No baseball
Jameis Winston’s deal with Bucs reportedly includes a clause that prohibits him from playing pro baseball.
“Zeitgeist” means the prevailing cultural mood of an era. I hate using such $3 words as much as I hate defending Jameis Winston, but “Morning Joe” leaves me no choice.
MSNBC’s morning show convicted Winston of rape on Monday. The opinion was based on “The Hunting Ground,” a movie that hosts Joe Scarborough and Mika Brzezinski apparently saw during the weekend.
“It’s impossible to watch her, it’s impossible to watch her parents, it’s impossible to look at the events without looking at Winston and looking at the people in Tallahassee who let this young girl down. Who was shoved into the bathroom and her face shoved into the floor and raped and nobody, nobody supported her in Tallahassee because they had a national championship to win,” Scarborough said.
It’s also apparently impossible for opinion-makers to escape their intellectual bubble and conceive that a man accused of rape might be innocent or that sports organizations might not automatically be complicit.
That’s the zeitgeist of our time and Winston has become the poster thug.
Joe and Mika showed they are no different than millions of others who’ve spent months debating Winston’s culpability.

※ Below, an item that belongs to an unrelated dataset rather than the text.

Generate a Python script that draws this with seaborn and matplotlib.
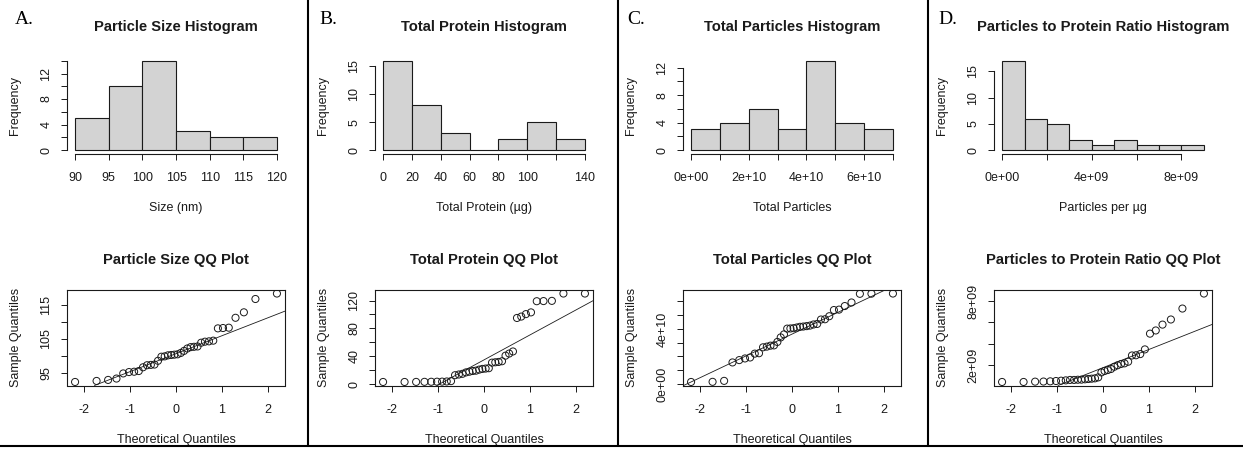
import numpy as np
import seaborn as sns
import matplotlib
matplotlib.use("Agg")
import matplotlib.pyplot as plt
from matplotlib.lines import Line2D
from statistics import NormalDist

# ---- measurements, one value per sample (n = 36), sorted ascending ----
particle_size_nm = [
    92.4, 92.7, 93.0, 93.4, 94.9, 95.3, 95.4, 95.6, 96.7, 97.3, 97.4, 97.5,
    98.6, 99.8, 99.9, 100.2, 100.3, 100.4, 100.5, 100.9, 101.5, 102.2, 102.6,
    102.7, 102.8, 103.9, 104.2, 104.3, 104.5, 108.1, 108.2, 108.3, 111.2,
    112.8, 116.7, 118.3,
]
total_protein_ug = [
    3.3, 3.3, 3.4, 3.5, 3.6, 3.7, 3.8, 4.0, 4.5, 13.0, 14.0, 15.0, 17.0, 18.0,
    19.0, 19.5, 21.0, 22.0, 22.5, 23.0, 31.0, 31.5, 32.0, 33.0, 41.0, 44.0,
    47.0, 95.0, 97.0, 100.5, 103.0, 119.0, 119.2, 119.5, 130.0, 130.0,
]
total_particles = [
    0.14e10, 0.15e10, 0.22e10, 1.56e10, 1.73e10, 1.85e10, 1.92e10, 2.20e10,
    2.23e10, 2.66e10, 2.71e10, 2.78e10, 2.80e10, 3.05e10, 3.38e10, 3.60e10,
    4.02e10, 4.03e10, 4.05e10, 4.10e10, 4.15e10, 4.17e10, 4.20e10, 4.24e10,
    4.32e10, 4.36e10, 4.68e10, 4.70e10, 4.92e10, 5.37e10, 5.40e10, 5.66e10,
    5.92e10, 6.55e10, 6.56e10, 6.57e10,
]
particles_per_ug = [
    0.41e9, 0.41e9, 0.44e9, 0.45e9, 0.47e9, 0.50e9, 0.53e9, 0.56e9, 0.60e9,
    0.60e9, 0.62e9, 0.63e9, 0.66e9, 0.69e9, 0.72e9, 0.75e9, 0.84e9, 1.31e9,
    1.44e9, 1.53e9, 1.63e9, 1.84e9, 1.98e9, 2.10e9, 2.16e9, 2.31e9, 2.90e9,
    2.92e9, 3.03e9, 3.47e9, 4.95e9, 5.25e9, 5.80e9, 6.28e9, 7.31e9, 8.72e9,
]

panel_letters = ["A.", "B.", "C.", "D."]
hist_titles = ["Particle Size Histogram", "Total Protein Histogram",
               "Total Particles Histogram", "Particles to Protein Ratio Histogram"]
qq_titles = ["Particle Size QQ Plot", "Total Protein QQ Plot",
             "Total Particles QQ Plot", "Particles to Protein Ratio QQ Plot"]
hist_xlabels = ["Size (nm)", "Total Protein (\u00b5g)", "Total Particles",
                "Particles per \u00b5g"]


def sci(v):
    return f"{v:.0e}"


def plain(v):
    return f"{v:g}"


# axis settings for each variable: bin edges, tick positions, which ticks get labels
panels = [
    dict(data=particle_size_nm, bins=np.arange(90, 121, 5),
         hx=np.arange(90, 121, 5), hx_lab=[90, 95, 100, 105, 110, 115, 120],
         hy=np.arange(0, 15, 2), hy_lab=[0, 4, 8, 12],
         qy=[95, 100, 105, 110, 115], qy_lab=[95, 105, 115], fmt=plain),
    dict(data=total_protein_ug, bins=np.arange(0, 141, 20),
         hx=np.arange(0, 141, 20), hx_lab=[0, 20, 40, 60, 80, 100, 140],
         hy=[0, 5, 10, 15], hy_lab=[0, 5, 10, 15],
         qy=np.arange(0, 121, 20), qy_lab=[0, 40, 80, 120], fmt=plain),
    dict(data=total_particles, bins=np.arange(0, 7.01e10, 1e10),
         hx=np.arange(0, 7.01e10, 1e10), hx_lab=[0, 2e10, 4e10, 6e10],
         hy=np.arange(0, 13, 2), hy_lab=[0, 4, 8, 12],
         qy=np.arange(0, 6.01e10, 1e10), qy_lab=[0, 4e10], fmt=sci),
    dict(data=particles_per_ug, bins=np.arange(0, 9.01e9, 1e9),
         hx=np.arange(0, 8.01e9, 2e9), hx_lab=[0, 4e9, 8e9],
         hy=[0, 5, 10, 15], hy_lab=[0, 5, 10, 15],
         qy=[2e9, 4e9, 6e9, 8e9], qy_lab=[2e9, 8e9], fmt=sci),
]

sns.set_theme(style="white")
plt.rcParams["font.family"] = ["Liberation Sans", "DejaVu Sans"]
plt.rcParams["axes.linewidth"] = 0.7

W, H = 1243, 449
fig = plt.figure(figsize=(W / 100, H / 100), dpi=100)

BASE = 9.0
TITLE = 10.6
INK = "#1a1a1a"


def box(x0, y0, x1, y1):
    return [x0 / W, 1 - y1 / H, (x1 - x0) / W, (y1 - y0) / H]


def labelled(ticks, shown, fmt):
    out = []
    for t in ticks:
        hit = any(abs(t - s) <= 1e-9 * max(1.0, abs(s)) for s in shown)
        out.append(fmt(t) if hit else "")
    return out


def style_ticks(ax):
    ax.tick_params(axis="both", which="both", direction="out", length=4.5,
                   width=0.7, color=INK, labelsize=BASE, labelcolor=INK)
    ax.tick_params(axis="x", pad=8.5, bottom=True, left=False)
    ax.tick_params(axis="y", pad=6.0, left=True, bottom=False)
    for lab in ax.get_yticklabels():
        lab.set_rotation(90)
        lab.set_va("center")


def padded(lo, hi):
    pad = 0.04 * (hi - lo)
    return lo - pad, hi + pad


col_x = [0, 308, 616, 927]
plot_w = 218

for i, p in enumerate(panels):
    left = col_x[i] + 67
    values = np.asarray(p["data"], dtype=float)
    xc = left + plot_w / 2

    # ---------------- histogram ----------------
    ax = fig.add_axes(box(left, 57.2, left + plot_w, 153.6))
    sns.histplot(x=values, bins=p["bins"], ax=ax, color="#d3d3d3",
                 edgecolor=INK, linewidth=0.8, alpha=1.0)
    counts, _ = np.histogram(values, bins=p["bins"])
    ax.set_xlim(*padded(p["bins"][0], p["bins"][-1]))
    ax.set_ylim(*padded(0, counts.max()))
    ax.set_xticks(p["hx"])
    ax.set_xticklabels(labelled(p["hx"], p["hx_lab"], p["fmt"]))
    ax.set_yticks(p["hy"])
    ax.set_yticklabels(labelled(p["hy"], p["hy_lab"], plain))
    for side in ("top", "right"):
        ax.spines[side].set_visible(False)
    ax.spines["left"].set_bounds(p["hy"][0], p["hy"][-1])
    ax.spines["bottom"].set_bounds(p["hx"][0], p["hx"][-1])
    for side in ("left", "bottom"):
        ax.spines[side].set_color(INK)
        ax.spines[side].set_linewidth(0.8)
    style_ticks(ax)
    ax.set_xlabel(hist_xlabels[i], fontsize=BASE, color=INK, labelpad=13.0)
    ax.set_ylabel("Frequency", fontsize=BASE, color=INK, labelpad=14.0)
    fig.text(xc / W, 1 - 31 / H, hist_titles[i], ha="center", va="baseline",
             fontsize=TITLE, fontweight="bold", color=INK)

    # ---------------- normal QQ plot ----------------
    n = len(values)
    nd = NormalDist()
    theo = np.array([nd.inv_cdf((k - 0.5) / n) for k in range(1, n + 1)])
    sample = np.sort(values)
    qax = fig.add_axes(box(left, 290.0, left + plot_w, 385.5))
    sns.scatterplot(x=theo, y=sample, ax=qax, marker="o", s=26,
                    facecolors="none", edgecolor=INK, linewidth=0.7)
    q1, q3 = np.quantile(sample, [0.25, 0.75])
    t1, t3 = nd.inv_cdf(0.25), nd.inv_cdf(0.75)
    qax.axline((t1, q1), (t3, q3), color=INK, linewidth=0.6)
    qax.set_xlim(*padded(theo.min(), theo.max()))
    qax.set_ylim(*padded(sample.min(), sample.max()))
    qax.set_xticks([-2, -1, 0, 1, 2])
    qax.set_xticklabels(["-2", "-1", "0", "1", "2"])
    qax.set_yticks(p["qy"])
    qax.set_yticklabels(labelled(p["qy"], p["qy_lab"], p["fmt"]))
    for sp in qax.spines.values():
        sp.set_visible(True)
        sp.set_color(INK)
        sp.set_linewidth(0.8)
    style_ticks(qax)
    qax.set_xlabel("Theoretical Quantiles", fontsize=BASE, color=INK,
                   labelpad=13.5)
    qax.set_ylabel("Sample Quantiles", fontsize=BASE, color=INK, labelpad=13.5)
    fig.text(xc / W, 1 - 264 / H, qq_titles[i], ha="center", va="baseline",
             fontsize=TITLE, fontweight="bold", color=INK)

    # panel letter
    fig.text((col_x[i] + (15 if i == 0 else 11)) / W, 1 - 24 / H,
             panel_letters[i], ha="left", va="baseline", fontsize=14,
             family=["Liberation Serif", "DejaVu Serif"], color="black")

# column separators and bottom rule
for x in (307.5, 617.5, 927.5):
    fig.add_artist(Line2D([x / W, x / W], [1 - 446 / H, 1.0], color="black",
                          linewidth=1.5))
fig.add_artist(Line2D([0, 1], [1 - 446 / H, 1 - 446 / H], color="black",
                      linewidth=1.5))

fig.savefig("out.png", dpi=100, facecolor="white")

They inevitably came down on the side that fits their preexisting worldview.
You know, FSU fans think Winston was railroaded. Feminists think he’s a menace to society. Selfrighteous TV hosts are dismayed the NFL would touch such a scoundrel.
I say that as someone who enjoys his cup of “Morning Joe,” the only MSNBC show that allows diversity of thought. My non-intellectual mindset presumed the hosts were smart enough to see “The Hunting Ground” for what it is.
It’s a documentary on campus rape, with the Winston saga comprising 15 minutes. It has a distinct point of view and should not be considered evidence worthy of presentation at trial.
The movie was the first time Winston’s accuser, Erica Kinsman, publicly told her side of the story. Her story deserves to be heard, but that’s all it is — her side of the story.
The movie never mentions the conflicting testimony or the forensic and toxicology evidence that didn’t support Kinsman’s claims. It highlights the initially botched police investigation. It does not mention that state attorney Willie Meggs, after his investigation, said Kinsman was “not a witness that we believed we could put on the stand and vouch for.”
Nor does it mention the FSU code of conduct hearing, during which Major Harding, a retired Florida Supreme Court Justice, heard from Winston and Kinsman, various other witnesses and reviewed more 1,000 pages of testimony and evidence. Harding found Winston did not violate the code of conduct.
None of which proves Winston did not commit rape on Dec. 12, 2012. But it should raise serious questions, especially from somebody who considers themselves a responsible quasi-journalist.
“After all these charges,” Scarborough said, “not allegations, but charges.”
Actually, Winston was never charged with anything.
“The No. 1 draft pick, after all that talk about the NFL this last fall, they were going to look at character and character was going to count finally and not just athletic prowess,” Scarborough said. “Well then, the NFL doesn’t care about rape charges or character.”
So what was the NFL supposed to do with Winston? Not draft a top quarterback prospect who’d been cleared by two investigations?
It’s the same mindset that convicted Duke lacrosse players and Virginia frat boys. Scarborough didn’t even use the “alleged” qualifier when rendering his verdict:
Kinsman was shoved to the floor and raped. Winston did it.
Scarborough knows this because he saw it in a movie.
He really needs to put a bit less zeitgeist in his Morning Joe.